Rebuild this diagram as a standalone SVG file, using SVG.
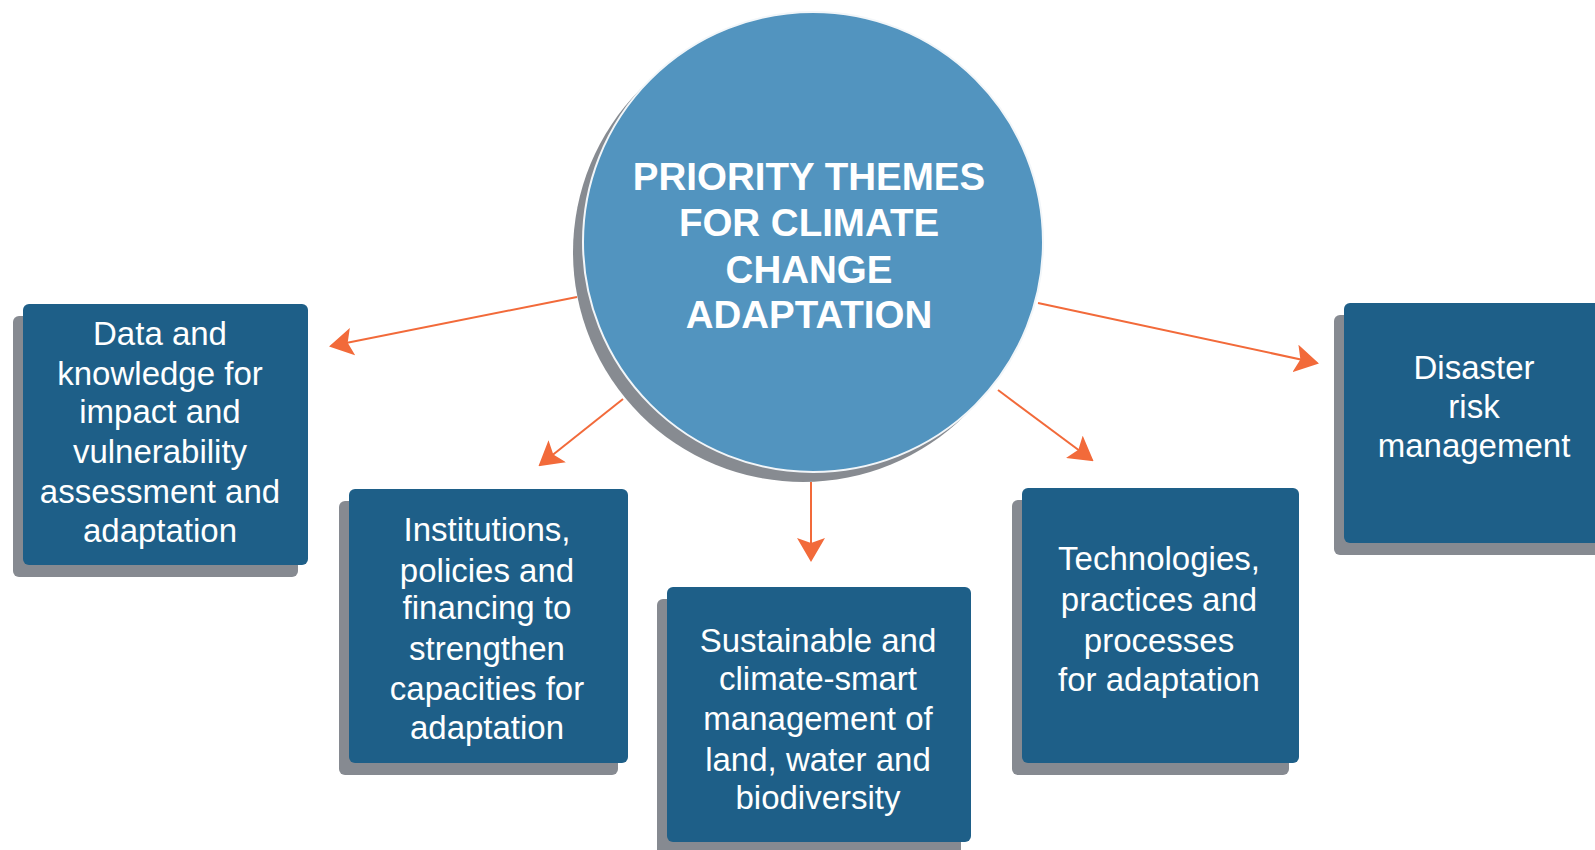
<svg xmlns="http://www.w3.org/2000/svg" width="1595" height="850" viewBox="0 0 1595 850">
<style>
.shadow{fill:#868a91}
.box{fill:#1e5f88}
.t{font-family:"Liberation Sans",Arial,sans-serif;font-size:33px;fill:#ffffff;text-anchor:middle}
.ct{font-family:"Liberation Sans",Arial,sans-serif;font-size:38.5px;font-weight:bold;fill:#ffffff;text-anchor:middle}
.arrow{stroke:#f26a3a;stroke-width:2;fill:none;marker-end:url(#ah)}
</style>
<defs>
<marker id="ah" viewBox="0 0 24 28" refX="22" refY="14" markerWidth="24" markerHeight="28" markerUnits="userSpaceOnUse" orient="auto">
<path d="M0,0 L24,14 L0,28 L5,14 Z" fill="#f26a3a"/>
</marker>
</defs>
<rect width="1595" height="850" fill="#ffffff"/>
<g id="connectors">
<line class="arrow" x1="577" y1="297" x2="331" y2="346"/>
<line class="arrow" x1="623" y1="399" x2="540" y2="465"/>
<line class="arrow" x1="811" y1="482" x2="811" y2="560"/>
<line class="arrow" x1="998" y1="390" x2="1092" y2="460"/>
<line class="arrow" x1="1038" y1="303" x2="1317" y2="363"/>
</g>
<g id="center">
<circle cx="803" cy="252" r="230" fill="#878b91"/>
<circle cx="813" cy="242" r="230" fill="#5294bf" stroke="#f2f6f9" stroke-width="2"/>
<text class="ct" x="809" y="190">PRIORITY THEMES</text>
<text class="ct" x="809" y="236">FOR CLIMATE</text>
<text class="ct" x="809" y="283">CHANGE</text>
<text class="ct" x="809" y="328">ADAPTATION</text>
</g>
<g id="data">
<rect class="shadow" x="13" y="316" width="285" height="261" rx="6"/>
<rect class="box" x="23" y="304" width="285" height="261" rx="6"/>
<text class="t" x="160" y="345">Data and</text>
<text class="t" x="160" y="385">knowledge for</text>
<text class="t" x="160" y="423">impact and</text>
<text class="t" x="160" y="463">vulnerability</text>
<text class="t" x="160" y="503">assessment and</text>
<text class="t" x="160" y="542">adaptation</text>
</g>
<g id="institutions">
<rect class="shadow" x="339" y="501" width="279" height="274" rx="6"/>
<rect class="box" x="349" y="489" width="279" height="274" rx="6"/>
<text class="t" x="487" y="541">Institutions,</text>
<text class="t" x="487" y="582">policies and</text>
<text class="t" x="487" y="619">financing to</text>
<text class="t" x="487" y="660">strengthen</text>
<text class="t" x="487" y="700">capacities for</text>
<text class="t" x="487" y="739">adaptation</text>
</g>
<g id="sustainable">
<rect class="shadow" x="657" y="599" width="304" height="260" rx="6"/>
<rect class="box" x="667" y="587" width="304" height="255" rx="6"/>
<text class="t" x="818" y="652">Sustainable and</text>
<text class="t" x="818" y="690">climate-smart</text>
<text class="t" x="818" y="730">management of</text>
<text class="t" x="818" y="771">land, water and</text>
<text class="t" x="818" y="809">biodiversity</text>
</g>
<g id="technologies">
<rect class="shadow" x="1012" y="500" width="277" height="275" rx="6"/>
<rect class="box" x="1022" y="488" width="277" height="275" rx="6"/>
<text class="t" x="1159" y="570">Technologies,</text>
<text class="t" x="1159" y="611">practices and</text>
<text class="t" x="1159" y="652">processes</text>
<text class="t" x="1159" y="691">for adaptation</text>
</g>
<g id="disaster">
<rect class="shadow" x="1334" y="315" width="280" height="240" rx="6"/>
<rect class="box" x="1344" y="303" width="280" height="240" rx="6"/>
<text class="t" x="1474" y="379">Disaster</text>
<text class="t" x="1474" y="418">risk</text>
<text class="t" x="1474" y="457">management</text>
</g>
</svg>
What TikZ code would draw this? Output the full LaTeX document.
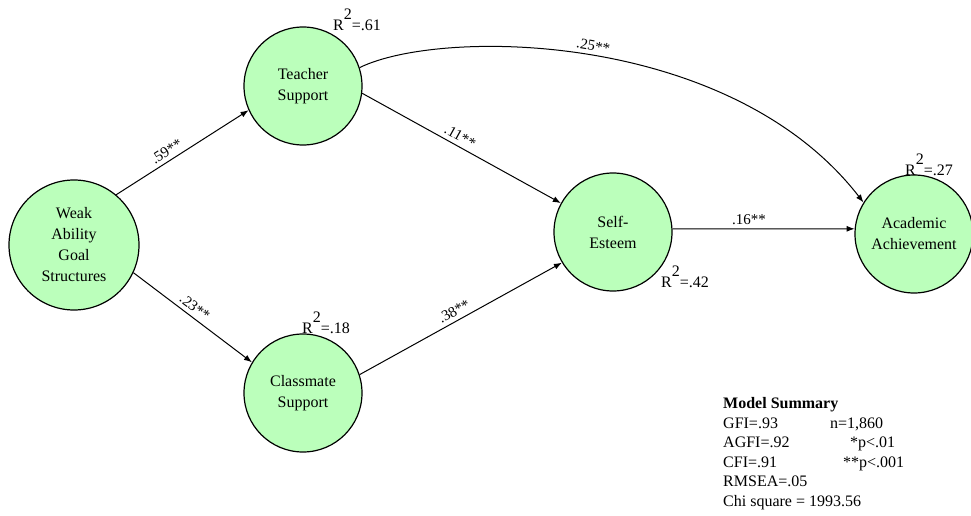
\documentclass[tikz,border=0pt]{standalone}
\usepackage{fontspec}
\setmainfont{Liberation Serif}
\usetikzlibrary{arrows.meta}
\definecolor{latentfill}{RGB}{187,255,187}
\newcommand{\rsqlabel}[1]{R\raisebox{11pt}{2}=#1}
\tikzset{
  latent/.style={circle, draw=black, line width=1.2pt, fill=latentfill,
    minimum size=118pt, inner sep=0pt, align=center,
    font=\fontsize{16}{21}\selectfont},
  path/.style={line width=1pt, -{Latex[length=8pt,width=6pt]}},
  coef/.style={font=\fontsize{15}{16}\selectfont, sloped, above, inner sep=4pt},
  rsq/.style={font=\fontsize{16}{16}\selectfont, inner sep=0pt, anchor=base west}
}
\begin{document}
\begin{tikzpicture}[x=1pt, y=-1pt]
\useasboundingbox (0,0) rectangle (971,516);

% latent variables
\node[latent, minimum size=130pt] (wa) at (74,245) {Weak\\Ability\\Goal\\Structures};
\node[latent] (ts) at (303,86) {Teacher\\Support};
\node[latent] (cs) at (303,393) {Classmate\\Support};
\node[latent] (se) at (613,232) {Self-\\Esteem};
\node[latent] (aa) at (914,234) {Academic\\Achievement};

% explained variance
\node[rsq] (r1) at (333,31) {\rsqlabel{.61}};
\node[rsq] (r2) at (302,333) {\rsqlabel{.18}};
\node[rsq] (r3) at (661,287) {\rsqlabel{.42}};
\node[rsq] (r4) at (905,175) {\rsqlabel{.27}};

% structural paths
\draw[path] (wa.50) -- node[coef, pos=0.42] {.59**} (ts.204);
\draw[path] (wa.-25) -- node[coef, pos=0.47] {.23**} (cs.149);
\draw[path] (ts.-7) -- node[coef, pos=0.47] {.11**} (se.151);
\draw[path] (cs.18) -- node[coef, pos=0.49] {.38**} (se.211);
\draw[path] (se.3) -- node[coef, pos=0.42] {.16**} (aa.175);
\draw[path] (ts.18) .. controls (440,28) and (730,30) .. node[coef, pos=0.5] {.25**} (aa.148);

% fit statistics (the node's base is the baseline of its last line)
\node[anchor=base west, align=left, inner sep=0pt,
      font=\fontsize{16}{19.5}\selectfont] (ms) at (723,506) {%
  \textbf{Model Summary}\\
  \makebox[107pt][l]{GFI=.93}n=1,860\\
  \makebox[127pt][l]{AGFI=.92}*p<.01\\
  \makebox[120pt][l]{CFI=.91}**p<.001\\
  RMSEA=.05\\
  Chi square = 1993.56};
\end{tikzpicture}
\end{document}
★ ★ ★ ★ ★ ★ ★
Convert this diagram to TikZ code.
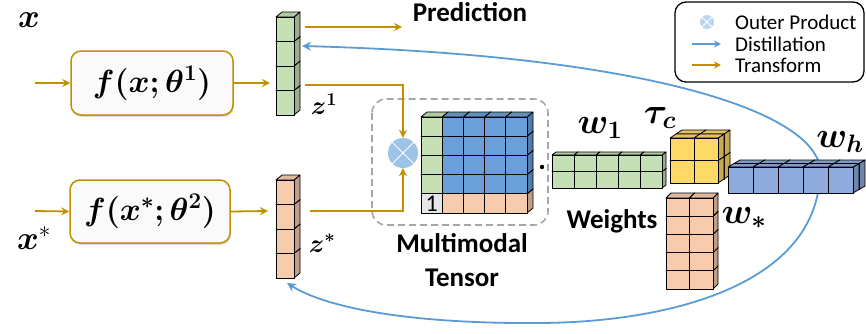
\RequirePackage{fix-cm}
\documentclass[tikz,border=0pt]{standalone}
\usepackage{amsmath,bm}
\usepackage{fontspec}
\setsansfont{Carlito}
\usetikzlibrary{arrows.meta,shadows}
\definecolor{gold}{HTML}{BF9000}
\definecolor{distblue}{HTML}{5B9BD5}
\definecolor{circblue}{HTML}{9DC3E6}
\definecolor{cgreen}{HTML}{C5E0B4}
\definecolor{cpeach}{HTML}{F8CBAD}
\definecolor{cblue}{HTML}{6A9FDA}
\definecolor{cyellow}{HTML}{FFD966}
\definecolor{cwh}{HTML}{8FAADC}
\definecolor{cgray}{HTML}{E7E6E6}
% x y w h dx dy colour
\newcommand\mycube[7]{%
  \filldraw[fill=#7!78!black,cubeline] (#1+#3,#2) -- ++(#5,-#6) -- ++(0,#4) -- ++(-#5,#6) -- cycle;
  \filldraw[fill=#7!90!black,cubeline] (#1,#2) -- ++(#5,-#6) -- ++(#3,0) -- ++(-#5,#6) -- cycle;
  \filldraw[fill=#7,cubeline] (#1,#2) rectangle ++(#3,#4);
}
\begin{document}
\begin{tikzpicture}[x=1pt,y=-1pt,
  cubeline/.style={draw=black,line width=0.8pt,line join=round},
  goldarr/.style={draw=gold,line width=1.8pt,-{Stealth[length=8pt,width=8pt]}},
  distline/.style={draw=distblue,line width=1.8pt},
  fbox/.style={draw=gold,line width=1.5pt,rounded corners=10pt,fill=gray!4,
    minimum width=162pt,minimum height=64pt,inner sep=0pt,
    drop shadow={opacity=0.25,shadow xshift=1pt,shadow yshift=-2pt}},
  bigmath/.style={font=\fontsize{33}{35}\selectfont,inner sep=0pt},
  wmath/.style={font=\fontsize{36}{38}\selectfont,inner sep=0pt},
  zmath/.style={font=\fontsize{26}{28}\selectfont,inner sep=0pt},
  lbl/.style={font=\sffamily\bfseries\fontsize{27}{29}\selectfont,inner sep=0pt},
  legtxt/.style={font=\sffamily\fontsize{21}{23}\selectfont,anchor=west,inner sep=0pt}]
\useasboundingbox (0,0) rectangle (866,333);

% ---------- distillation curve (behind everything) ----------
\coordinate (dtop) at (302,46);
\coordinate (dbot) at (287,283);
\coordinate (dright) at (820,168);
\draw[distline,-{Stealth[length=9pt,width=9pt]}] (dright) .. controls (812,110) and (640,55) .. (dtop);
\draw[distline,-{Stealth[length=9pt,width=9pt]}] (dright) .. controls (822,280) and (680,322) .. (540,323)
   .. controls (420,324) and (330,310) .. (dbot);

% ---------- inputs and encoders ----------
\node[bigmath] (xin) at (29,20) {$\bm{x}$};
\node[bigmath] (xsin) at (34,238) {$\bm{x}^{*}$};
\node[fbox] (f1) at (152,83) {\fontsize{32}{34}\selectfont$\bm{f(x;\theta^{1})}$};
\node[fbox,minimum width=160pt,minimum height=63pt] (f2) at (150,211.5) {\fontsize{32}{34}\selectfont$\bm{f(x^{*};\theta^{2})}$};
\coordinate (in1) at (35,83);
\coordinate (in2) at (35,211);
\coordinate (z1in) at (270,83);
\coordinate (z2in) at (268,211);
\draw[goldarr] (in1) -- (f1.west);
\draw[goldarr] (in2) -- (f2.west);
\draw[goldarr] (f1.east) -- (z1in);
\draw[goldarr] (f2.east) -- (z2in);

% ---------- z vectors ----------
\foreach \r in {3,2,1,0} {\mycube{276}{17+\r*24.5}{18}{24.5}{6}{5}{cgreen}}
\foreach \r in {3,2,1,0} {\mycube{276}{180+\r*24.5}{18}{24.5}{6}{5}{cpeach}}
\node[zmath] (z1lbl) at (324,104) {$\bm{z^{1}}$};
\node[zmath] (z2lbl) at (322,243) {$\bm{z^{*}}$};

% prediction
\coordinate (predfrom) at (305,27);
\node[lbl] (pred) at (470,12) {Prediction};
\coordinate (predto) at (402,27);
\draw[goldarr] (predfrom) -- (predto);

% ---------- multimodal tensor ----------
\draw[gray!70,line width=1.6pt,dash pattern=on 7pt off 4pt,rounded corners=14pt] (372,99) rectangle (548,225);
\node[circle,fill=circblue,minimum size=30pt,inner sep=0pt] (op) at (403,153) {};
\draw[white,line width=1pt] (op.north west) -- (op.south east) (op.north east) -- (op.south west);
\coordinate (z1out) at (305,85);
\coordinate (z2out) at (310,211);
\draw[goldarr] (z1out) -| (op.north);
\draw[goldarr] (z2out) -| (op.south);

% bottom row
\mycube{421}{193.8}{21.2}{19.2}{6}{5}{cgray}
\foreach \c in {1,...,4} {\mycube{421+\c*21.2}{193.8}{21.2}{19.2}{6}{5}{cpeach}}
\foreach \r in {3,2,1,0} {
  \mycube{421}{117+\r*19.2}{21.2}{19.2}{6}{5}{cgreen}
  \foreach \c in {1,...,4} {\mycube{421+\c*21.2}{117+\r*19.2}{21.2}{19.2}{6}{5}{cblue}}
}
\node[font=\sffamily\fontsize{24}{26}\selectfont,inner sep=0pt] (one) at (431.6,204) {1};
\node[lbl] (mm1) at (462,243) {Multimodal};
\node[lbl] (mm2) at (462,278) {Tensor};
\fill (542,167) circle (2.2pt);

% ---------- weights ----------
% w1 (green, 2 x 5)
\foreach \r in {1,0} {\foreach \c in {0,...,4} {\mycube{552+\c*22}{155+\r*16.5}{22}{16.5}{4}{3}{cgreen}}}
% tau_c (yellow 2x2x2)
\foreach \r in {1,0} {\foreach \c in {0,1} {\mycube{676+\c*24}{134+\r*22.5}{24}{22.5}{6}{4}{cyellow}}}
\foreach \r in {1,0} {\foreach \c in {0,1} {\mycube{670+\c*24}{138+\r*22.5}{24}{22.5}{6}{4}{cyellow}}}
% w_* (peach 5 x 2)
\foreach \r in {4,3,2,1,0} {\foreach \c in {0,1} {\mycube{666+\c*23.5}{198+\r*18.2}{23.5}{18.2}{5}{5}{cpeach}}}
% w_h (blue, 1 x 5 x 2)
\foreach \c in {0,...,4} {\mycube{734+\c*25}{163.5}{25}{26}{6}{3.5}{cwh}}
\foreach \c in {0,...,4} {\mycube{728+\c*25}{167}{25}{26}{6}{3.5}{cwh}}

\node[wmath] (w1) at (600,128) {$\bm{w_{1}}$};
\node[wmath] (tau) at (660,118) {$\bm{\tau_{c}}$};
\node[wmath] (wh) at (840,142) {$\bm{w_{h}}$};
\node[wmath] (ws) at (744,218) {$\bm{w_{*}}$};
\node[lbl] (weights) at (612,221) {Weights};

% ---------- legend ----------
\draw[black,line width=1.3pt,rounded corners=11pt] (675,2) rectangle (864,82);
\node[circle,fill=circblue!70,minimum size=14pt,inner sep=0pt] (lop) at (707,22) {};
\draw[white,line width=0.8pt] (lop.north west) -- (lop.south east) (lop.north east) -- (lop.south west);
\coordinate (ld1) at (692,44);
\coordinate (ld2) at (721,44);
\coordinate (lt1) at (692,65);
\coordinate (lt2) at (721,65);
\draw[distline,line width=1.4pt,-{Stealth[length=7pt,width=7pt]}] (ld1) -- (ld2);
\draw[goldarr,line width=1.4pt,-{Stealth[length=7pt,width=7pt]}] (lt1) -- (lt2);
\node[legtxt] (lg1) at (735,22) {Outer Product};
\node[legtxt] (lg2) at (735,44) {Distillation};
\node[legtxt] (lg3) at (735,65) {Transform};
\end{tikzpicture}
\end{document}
★ ★ ★ ★ ★ ★ ★
Exercise task = Print the line above containing "Convert this diagram to TikZ code.", the line containing "(0,0) rectangle (866,333);", and everything between them, exactly as written. Pictures stay out.

Expected answer =
Convert this diagram to TikZ code.
\RequirePackage{fix-cm}
\documentclass[tikz,border=0pt]{standalone}
\usepackage{amsmath,bm}
\usepackage{fontspec}
\setsansfont{Carlito}
\usetikzlibrary{arrows.meta,shadows}
\definecolor{gold}{HTML}{BF9000}
\definecolor{distblue}{HTML}{5B9BD5}
\definecolor{circblue}{HTML}{9DC3E6}
\definecolor{cgreen}{HTML}{C5E0B4}
\definecolor{cpeach}{HTML}{F8CBAD}
\definecolor{cblue}{HTML}{6A9FDA}
\definecolor{cyellow}{HTML}{FFD966}
\definecolor{cwh}{HTML}{8FAADC}
\definecolor{cgray}{HTML}{E7E6E6}
% x y w h dx dy colour
\newcommand\mycube[7]{%
  \filldraw[fill=#7!78!black,cubeline] (#1+#3,#2) -- ++(#5,-#6) -- ++(0,#4) -- ++(-#5,#6) -- cycle;
  \filldraw[fill=#7!90!black,cubeline] (#1,#2) -- ++(#5,-#6) -- ++(#3,0) -- ++(-#5,#6) -- cycle;
  \filldraw[fill=#7,cubeline] (#1,#2) rectangle ++(#3,#4);
}
\begin{document}
\begin{tikzpicture}[x=1pt,y=-1pt,
  cubeline/.style={draw=black,line width=0.8pt,line join=round},
  goldarr/.style={draw=gold,line width=1.8pt,-{Stealth[length=8pt,width=8pt]}},
  distline/.style={draw=distblue,line width=1.8pt},
  fbox/.style={draw=gold,line width=1.5pt,rounded corners=10pt,fill=gray!4,
    minimum width=162pt,minimum height=64pt,inner sep=0pt,
    drop shadow={opacity=0.25,shadow xshift=1pt,shadow yshift=-2pt}},
  bigmath/.style={font=\fontsize{33}{35}\selectfont,inner sep=0pt},
  wmath/.style={font=\fontsize{36}{38}\selectfont,inner sep=0pt},
  zmath/.style={font=\fontsize{26}{28}\selectfont,inner sep=0pt},
  lbl/.style={font=\sffamily\bfseries\fontsize{27}{29}\selectfont,inner sep=0pt},
  legtxt/.style={font=\sffamily\fontsize{21}{23}\selectfont,anchor=west,inner sep=0pt}]
\useasboundingbox (0,0) rectangle (866,333);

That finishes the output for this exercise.